> Written exercise
Gather up every line that includes the string "with".

Start of Material for this exercise

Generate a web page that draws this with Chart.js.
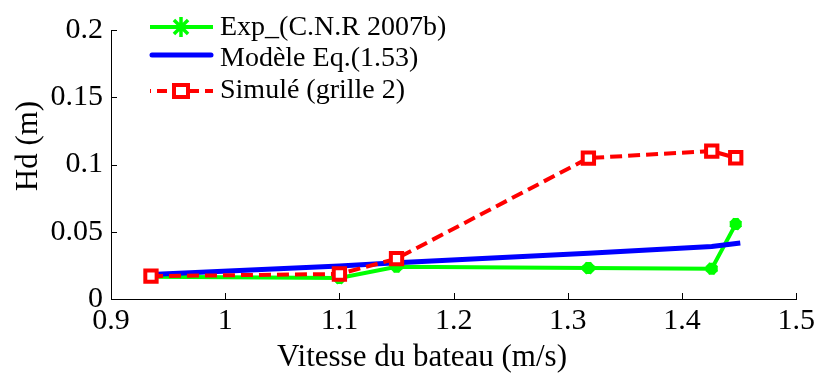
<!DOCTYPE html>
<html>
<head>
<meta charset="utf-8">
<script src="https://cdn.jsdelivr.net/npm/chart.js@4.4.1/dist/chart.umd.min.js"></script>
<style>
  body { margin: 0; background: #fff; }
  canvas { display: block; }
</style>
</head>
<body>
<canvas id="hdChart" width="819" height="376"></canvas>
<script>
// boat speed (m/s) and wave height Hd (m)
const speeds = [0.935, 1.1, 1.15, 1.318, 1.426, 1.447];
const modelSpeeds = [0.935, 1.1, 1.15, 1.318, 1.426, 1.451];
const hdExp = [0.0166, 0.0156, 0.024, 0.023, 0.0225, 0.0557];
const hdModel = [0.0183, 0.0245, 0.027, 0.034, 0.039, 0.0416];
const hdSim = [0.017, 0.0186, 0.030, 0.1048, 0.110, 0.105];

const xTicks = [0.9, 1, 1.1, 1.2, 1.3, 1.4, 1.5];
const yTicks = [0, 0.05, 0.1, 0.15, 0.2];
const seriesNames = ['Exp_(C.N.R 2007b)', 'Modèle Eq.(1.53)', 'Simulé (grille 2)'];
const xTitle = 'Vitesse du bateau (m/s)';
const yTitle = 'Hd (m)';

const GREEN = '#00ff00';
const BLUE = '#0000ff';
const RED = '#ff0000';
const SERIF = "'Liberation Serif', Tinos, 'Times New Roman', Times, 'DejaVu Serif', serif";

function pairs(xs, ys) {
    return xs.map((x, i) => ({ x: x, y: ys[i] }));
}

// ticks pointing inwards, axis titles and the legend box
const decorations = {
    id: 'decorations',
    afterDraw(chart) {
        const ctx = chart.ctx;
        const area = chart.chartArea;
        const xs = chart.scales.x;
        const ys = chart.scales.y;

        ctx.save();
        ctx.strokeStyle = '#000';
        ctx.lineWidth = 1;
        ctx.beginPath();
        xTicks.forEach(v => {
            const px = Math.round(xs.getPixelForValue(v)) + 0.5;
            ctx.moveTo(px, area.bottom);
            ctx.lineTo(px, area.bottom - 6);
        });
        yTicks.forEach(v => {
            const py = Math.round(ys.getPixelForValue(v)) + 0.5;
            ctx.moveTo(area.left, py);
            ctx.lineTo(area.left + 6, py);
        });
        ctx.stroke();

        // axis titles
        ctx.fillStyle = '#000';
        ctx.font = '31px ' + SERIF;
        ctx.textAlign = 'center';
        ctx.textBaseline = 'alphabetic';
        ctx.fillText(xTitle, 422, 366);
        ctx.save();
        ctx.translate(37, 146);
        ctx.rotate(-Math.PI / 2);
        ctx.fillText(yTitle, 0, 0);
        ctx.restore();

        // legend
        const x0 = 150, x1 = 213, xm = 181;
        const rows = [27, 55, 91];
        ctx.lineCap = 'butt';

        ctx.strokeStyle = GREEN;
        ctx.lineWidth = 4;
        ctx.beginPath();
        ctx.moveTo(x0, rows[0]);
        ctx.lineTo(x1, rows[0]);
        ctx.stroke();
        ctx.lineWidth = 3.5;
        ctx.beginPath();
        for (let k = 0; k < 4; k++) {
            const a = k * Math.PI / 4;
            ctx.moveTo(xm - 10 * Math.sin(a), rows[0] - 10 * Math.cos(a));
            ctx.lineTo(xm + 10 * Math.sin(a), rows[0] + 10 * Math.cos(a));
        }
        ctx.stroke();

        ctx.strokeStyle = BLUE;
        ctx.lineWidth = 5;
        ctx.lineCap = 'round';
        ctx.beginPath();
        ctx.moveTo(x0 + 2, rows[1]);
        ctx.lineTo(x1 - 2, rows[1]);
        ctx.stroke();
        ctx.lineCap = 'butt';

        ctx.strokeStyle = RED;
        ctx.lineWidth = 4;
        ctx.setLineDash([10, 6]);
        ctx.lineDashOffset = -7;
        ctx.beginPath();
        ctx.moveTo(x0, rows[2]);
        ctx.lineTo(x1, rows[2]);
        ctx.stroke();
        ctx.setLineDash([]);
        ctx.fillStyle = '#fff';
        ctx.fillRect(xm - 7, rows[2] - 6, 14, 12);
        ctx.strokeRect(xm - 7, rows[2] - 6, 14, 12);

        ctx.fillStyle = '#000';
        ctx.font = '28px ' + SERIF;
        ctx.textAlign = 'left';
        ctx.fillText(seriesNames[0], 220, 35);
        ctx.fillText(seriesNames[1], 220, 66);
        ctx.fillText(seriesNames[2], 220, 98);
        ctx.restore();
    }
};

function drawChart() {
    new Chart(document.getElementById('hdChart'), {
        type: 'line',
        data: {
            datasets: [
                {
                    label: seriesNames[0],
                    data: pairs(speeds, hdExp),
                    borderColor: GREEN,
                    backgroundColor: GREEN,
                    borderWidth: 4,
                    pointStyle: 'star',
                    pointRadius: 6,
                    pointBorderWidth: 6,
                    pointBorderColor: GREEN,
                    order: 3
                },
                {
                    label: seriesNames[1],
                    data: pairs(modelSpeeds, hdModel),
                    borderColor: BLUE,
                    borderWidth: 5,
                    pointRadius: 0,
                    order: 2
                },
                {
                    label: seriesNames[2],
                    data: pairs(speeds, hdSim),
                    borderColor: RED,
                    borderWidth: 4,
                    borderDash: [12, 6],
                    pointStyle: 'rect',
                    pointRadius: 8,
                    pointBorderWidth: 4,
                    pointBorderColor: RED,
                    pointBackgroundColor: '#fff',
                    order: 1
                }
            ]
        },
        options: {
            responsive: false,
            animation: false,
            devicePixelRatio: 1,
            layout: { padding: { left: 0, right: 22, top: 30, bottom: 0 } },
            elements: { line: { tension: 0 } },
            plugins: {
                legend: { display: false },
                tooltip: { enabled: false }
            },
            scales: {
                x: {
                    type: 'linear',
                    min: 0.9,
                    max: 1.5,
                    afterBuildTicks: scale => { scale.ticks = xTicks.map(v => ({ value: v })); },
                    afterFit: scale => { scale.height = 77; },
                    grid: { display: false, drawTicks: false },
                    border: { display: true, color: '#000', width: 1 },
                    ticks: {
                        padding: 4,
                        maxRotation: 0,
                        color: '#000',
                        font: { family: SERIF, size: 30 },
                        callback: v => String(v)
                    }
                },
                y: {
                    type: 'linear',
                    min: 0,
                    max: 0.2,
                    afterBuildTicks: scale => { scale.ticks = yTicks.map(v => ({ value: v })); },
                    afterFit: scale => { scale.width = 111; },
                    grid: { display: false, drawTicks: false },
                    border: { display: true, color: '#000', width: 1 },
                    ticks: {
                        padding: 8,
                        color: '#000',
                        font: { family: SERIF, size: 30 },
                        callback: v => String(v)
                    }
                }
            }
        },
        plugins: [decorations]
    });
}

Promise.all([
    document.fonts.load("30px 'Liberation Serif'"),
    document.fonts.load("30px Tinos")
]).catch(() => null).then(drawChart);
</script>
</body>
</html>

End of Material for this exercise
Start of Material for this exercise

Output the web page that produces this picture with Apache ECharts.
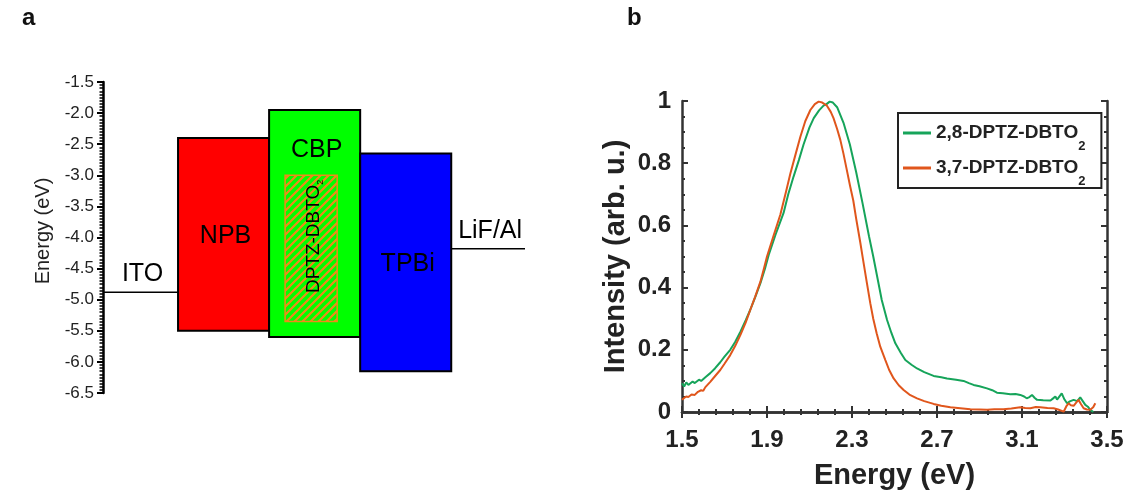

End of Material for this exercise

> Task response
Generate a web page that draws this with Chart.js.
Output the web page that produces this picture with Apache ECharts.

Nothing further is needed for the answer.